(begin)

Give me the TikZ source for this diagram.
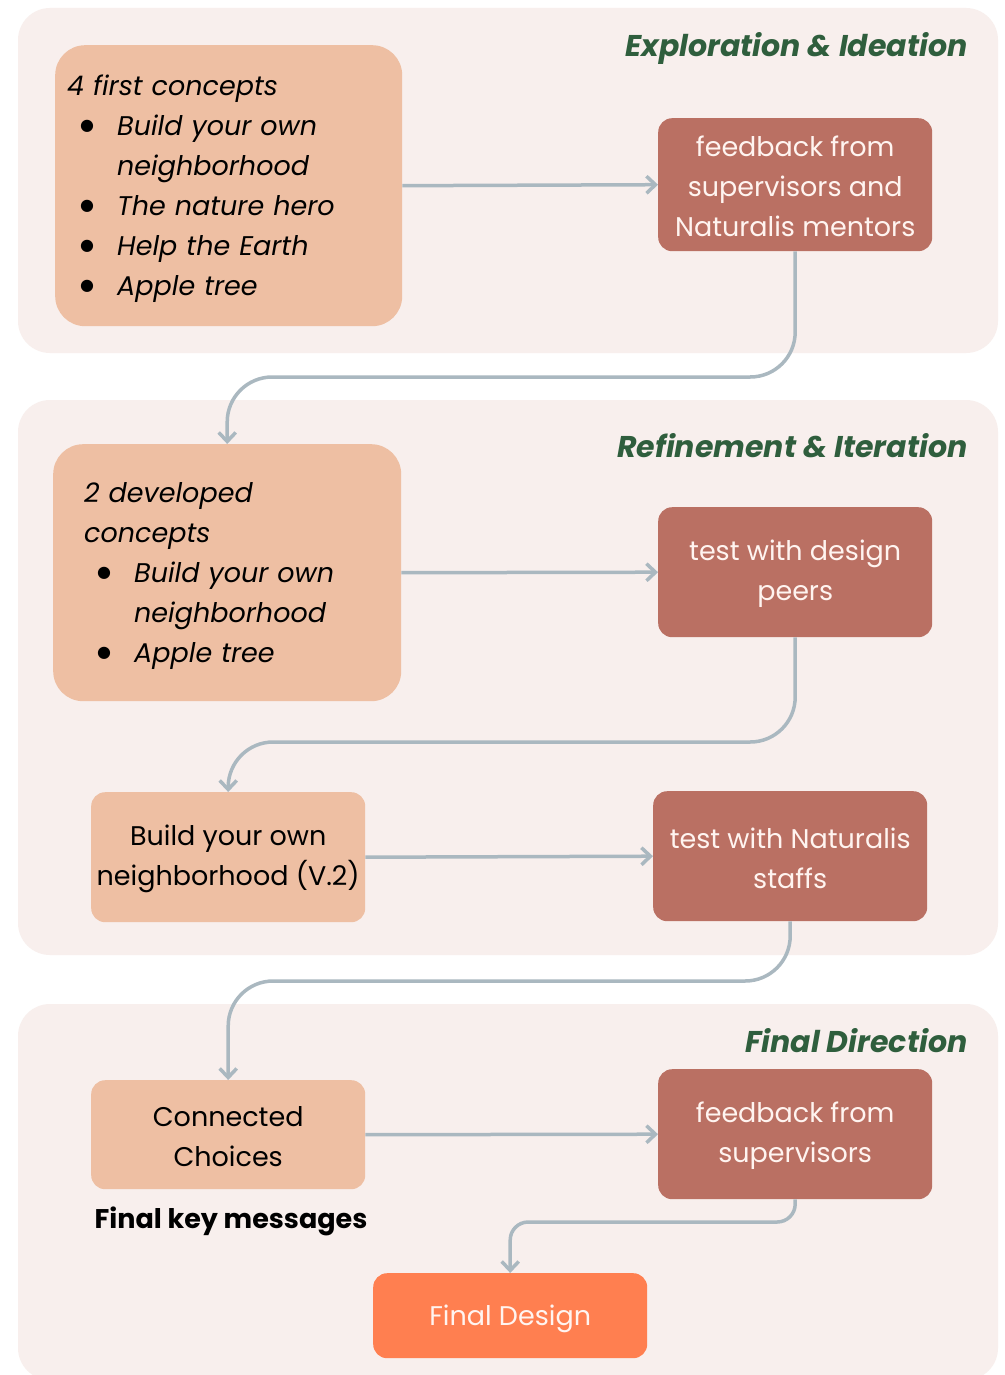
\documentclass[tikz,border=0pt]{standalone}
\usepackage{fontspec}
\setmainfont{Poppins}
\newfontfamily\dotfont{DejaVu Sans}
\usetikzlibrary{arrows.meta}
\definecolor{panel}{HTML}{F8EFED}
\definecolor{lightbox}{HTML}{EEBFA3}
\definecolor{darkbox}{HTML}{BA7063}
\definecolor{finalbox}{HTML}{FF7F50}
\definecolor{conn}{HTML}{AAB8C0}
\definecolor{phase}{HTML}{2F5E3D}
\definecolor{boxtext}{HTML}{FFF4F0}
\newcommand\bul{\makebox[50pt][l]{\hspace{13pt}{\dotfont\fontsize{16}{16}\selectfont\raisebox{5pt}{●}}}}
\newcommand\cont{\hspace*{50pt}}
\tikzset{
  panelbox/.style={fill=panel, draw=none, rounded corners=32pt},
  idea/.style={fill=lightbox, draw=none, rounded corners=30pt, anchor=north west,
    font=\fontsize{27}{40}\selectfont\itshape, align=left, inner ysep=0pt},
  plain/.style={fill=lightbox, draw=none, rounded corners=14pt, anchor=north west,
    font=\fontsize{27}{40}\selectfont, align=center, inner sep=0pt},
  review/.style={fill=darkbox, draw=none, rounded corners=14pt, anchor=north west,
    text=boxtext, font=\fontsize{27}{40}\selectfont, align=center, inner sep=0pt,
    minimum width=274pt},
  result/.style={fill=finalbox, draw=none, rounded corners=14pt, anchor=north west,
    text=boxtext, font=\fontsize{27}{40}\selectfont, inner sep=0pt,
    minimum width=274pt, minimum height=85pt},
  phasetitle/.style={anchor=east, text=phase, font=\fontsize{30}{36}\selectfont\bfseries\itshape},
  flow/.style={draw=conn, line width=3.5pt, -{Straight Barb[length=9pt,width=17pt,line width=3.5pt]}},
}
\begin{document}
\begin{tikzpicture}[x=1pt,y=-1pt]
\useasboundingbox (0,0) rectangle (1004,1375);
\fill[white] (0,0) rectangle (1004,1375);

% phase panels
\path[panelbox] (18,8) rectangle (998,353);
\path[panelbox] (18,400) rectangle (998,955);
\path[panelbox] (18,1004) rectangle (998,1380);

\node[phasetitle] (t1) at (971,48) {Exploration \& Ideation};
\node[phasetitle] (t2) at (971,446) {Refinement \& Iteration};
\node[phasetitle] (t3) at (971,1041) {Final Direction};

% Exploration & Ideation
\node[idea, text width=323pt, inner xsep=12pt, minimum height=281pt] (a1) at (55,45)
  {\rule{0pt}{26pt}4 first concepts\\
   \bul Build your own\\
   \cont neighborhood\\
   \bul The nature hero\\
   \bul Help the Earth\\
   \bul Apple tree};
\node[review, minimum height=133pt] (b1) at (658,118)
  {\rule{0pt}{24pt}feedback from\\supervisors and\\Naturalis mentors};

% Refinement & Iteration
\node[idea, text width=286pt, inner xsep=31pt, minimum height=257pt] (a2) at (53,444)
  {\rule{0pt}{26pt}2 developed\\
   concepts\\
   \bul Build your own\\
   \cont neighborhood\\
   \bul Apple tree};
\node[review, minimum height=130pt] (b2) at (658,507)
  {\rule{0pt}{24pt}test with design\\peers};
\node[plain, minimum width=274pt, minimum height=130pt] (a3) at (91,792)
  {\rule{0pt}{24pt}Build your own\\neighborhood (V.2)};
\node[review, minimum height=130pt] (b3) at (653,791)
  {\rule{0pt}{24pt}test with Naturalis\\staffs};

% Final Direction
\node[plain, minimum width=274pt, minimum height=109pt] (a4) at (91,1080)
  {\rule{0pt}{24pt}Connected\\Choices};
\node[review, minimum height=130pt] (b4) at (658,1069)
  {\rule{0pt}{24pt}feedback from\\supervisors};
\node[font=\fontsize{27}{32}\selectfont\bfseries] (km) at (231,1221) {Final key messages};
\node[result] (fd) at (373,1273) {\rule{0pt}{26pt}Final Design};

% coordinates of the horizontal runs between phases
\coordinate (r1) at (0,377);
\coordinate (r2) at (0,742);
\coordinate (r3) at (0,981);
\coordinate (r4) at (0,1222);

% connectors
\draw[flow] (a1.east) -- (b1.west);
\draw[flow, rounded corners=45pt] (b1.south) |- (a2.north |- r1) -- (a2.north);
\draw[flow] (a2.east) -- (b2.west);
\draw[flow, rounded corners=45pt] (b2.south) |- (a3.north |- r2) -- (a3.north);
\draw[flow] (a3.east) -- (b3.west);
\draw[flow, rounded corners=45pt] (b3.south) |- (a4.north |- r3) -- (a4.north);
\draw[flow] (a4.east) -- (b4.west);
\draw[flow, rounded corners=18pt] (b4.south) |- (fd.north |- r4) -- (fd.north);
\end{tikzpicture}
\end{document}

(end)

AIM:
Send back the data above word for word, with the pictures left out.

RESPONSE BELOW:
Give me the TikZ source for this diagram.
\documentclass[tikz,border=0pt]{standalone}
\usepackage{fontspec}
\setmainfont{Poppins}
\newfontfamily\dotfont{DejaVu Sans}
\usetikzlibrary{arrows.meta}
\definecolor{panel}{HTML}{F8EFED}
\definecolor{lightbox}{HTML}{EEBFA3}
\definecolor{darkbox}{HTML}{BA7063}
\definecolor{finalbox}{HTML}{FF7F50}
\definecolor{conn}{HTML}{AAB8C0}
\definecolor{phase}{HTML}{2F5E3D}
\definecolor{boxtext}{HTML}{FFF4F0}
\newcommand\bul{\makebox[50pt][l]{\hspace{13pt}{\dotfont\fontsize{16}{16}\selectfont\raisebox{5pt}{●}}}}
\newcommand\cont{\hspace*{50pt}}
\tikzset{
  panelbox/.style={fill=panel, draw=none, rounded corners=32pt},
  idea/.style={fill=lightbox, draw=none, rounded corners=30pt, anchor=north west,
    font=\fontsize{27}{40}\selectfont\itshape, align=left, inner ysep=0pt},
  plain/.style={fill=lightbox, draw=none, rounded corners=14pt, anchor=north west,
    font=\fontsize{27}{40}\selectfont, align=center, inner sep=0pt},
  review/.style={fill=darkbox, draw=none, rounded corners=14pt, anchor=north west,
    text=boxtext, font=\fontsize{27}{40}\selectfont, align=center, inner sep=0pt,
    minimum width=274pt},
  result/.style={fill=finalbox, draw=none, rounded corners=14pt, anchor=north west,
    text=boxtext, font=\fontsize{27}{40}\selectfont, inner sep=0pt,
    minimum width=274pt, minimum height=85pt},
  phasetitle/.style={anchor=east, text=phase, font=\fontsize{30}{36}\selectfont\bfseries\itshape},
  flow/.style={draw=conn, line width=3.5pt, -{Straight Barb[length=9pt,width=17pt,line width=3.5pt]}},
}
\begin{document}
\begin{tikzpicture}[x=1pt,y=-1pt]
\useasboundingbox (0,0) rectangle (1004,1375);
\fill[white] (0,0) rectangle (1004,1375);

% phase panels
\path[panelbox] (18,8) rectangle (998,353);
\path[panelbox] (18,400) rectangle (998,955);
\path[panelbox] (18,1004) rectangle (998,1380);

\node[phasetitle] (t1) at (971,48) {Exploration \& Ideation};
\node[phasetitle] (t2) at (971,446) {Refinement \& Iteration};
\node[phasetitle] (t3) at (971,1041) {Final Direction};

% Exploration & Ideation
\node[idea, text width=323pt, inner xsep=12pt, minimum height=281pt] (a1) at (55,45)
  {\rule{0pt}{26pt}4 first concepts\\
   \bul Build your own\\
   \cont neighborhood\\
   \bul The nature hero\\
   \bul Help the Earth\\
   \bul Apple tree};
\node[review, minimum height=133pt] (b1) at (658,118)
  {\rule{0pt}{24pt}feedback from\\supervisors and\\Naturalis mentors};

% Refinement & Iteration
\node[idea, text width=286pt, inner xsep=31pt, minimum height=257pt] (a2) at (53,444)
  {\rule{0pt}{26pt}2 developed\\
   concepts\\
   \bul Build your own\\
   \cont neighborhood\\
   \bul Apple tree};
\node[review, minimum height=130pt] (b2) at (658,507)
  {\rule{0pt}{24pt}test with design\\peers};
\node[plain, minimum width=274pt, minimum height=130pt] (a3) at (91,792)
  {\rule{0pt}{24pt}Build your own\\neighborhood (V.2)};
\node[review, minimum height=130pt] (b3) at (653,791)
  {\rule{0pt}{24pt}test with Naturalis\\staffs};

% Final Direction
\node[plain, minimum width=274pt, minimum height=109pt] (a4) at (91,1080)
  {\rule{0pt}{24pt}Connected\\Choices};
\node[review, minimum height=130pt] (b4) at (658,1069)
  {\rule{0pt}{24pt}feedback from\\supervisors};
\node[font=\fontsize{27}{32}\selectfont\bfseries] (km) at (231,1221) {Final key messages};
\node[result] (fd) at (373,1273) {\rule{0pt}{26pt}Final Design};

% coordinates of the horizontal runs between phases
\coordinate (r1) at (0,377);
\coordinate (r2) at (0,742);
\coordinate (r3) at (0,981);
\coordinate (r4) at (0,1222);

% connectors
\draw[flow] (a1.east) -- (b1.west);
\draw[flow, rounded corners=45pt] (b1.south) |- (a2.north |- r1) -- (a2.north);
\draw[flow] (a2.east) -- (b2.west);
\draw[flow, rounded corners=45pt] (b2.south) |- (a3.north |- r2) -- (a3.north);
\draw[flow] (a3.east) -- (b3.west);
\draw[flow, rounded corners=45pt] (b3.south) |- (a4.north |- r3) -- (a4.north);
\draw[flow] (a4.east) -- (b4.west);
\draw[flow, rounded corners=18pt] (b4.south) |- (fd.north |- r4) -- (fd.north);
\end{tikzpicture}
\end{document}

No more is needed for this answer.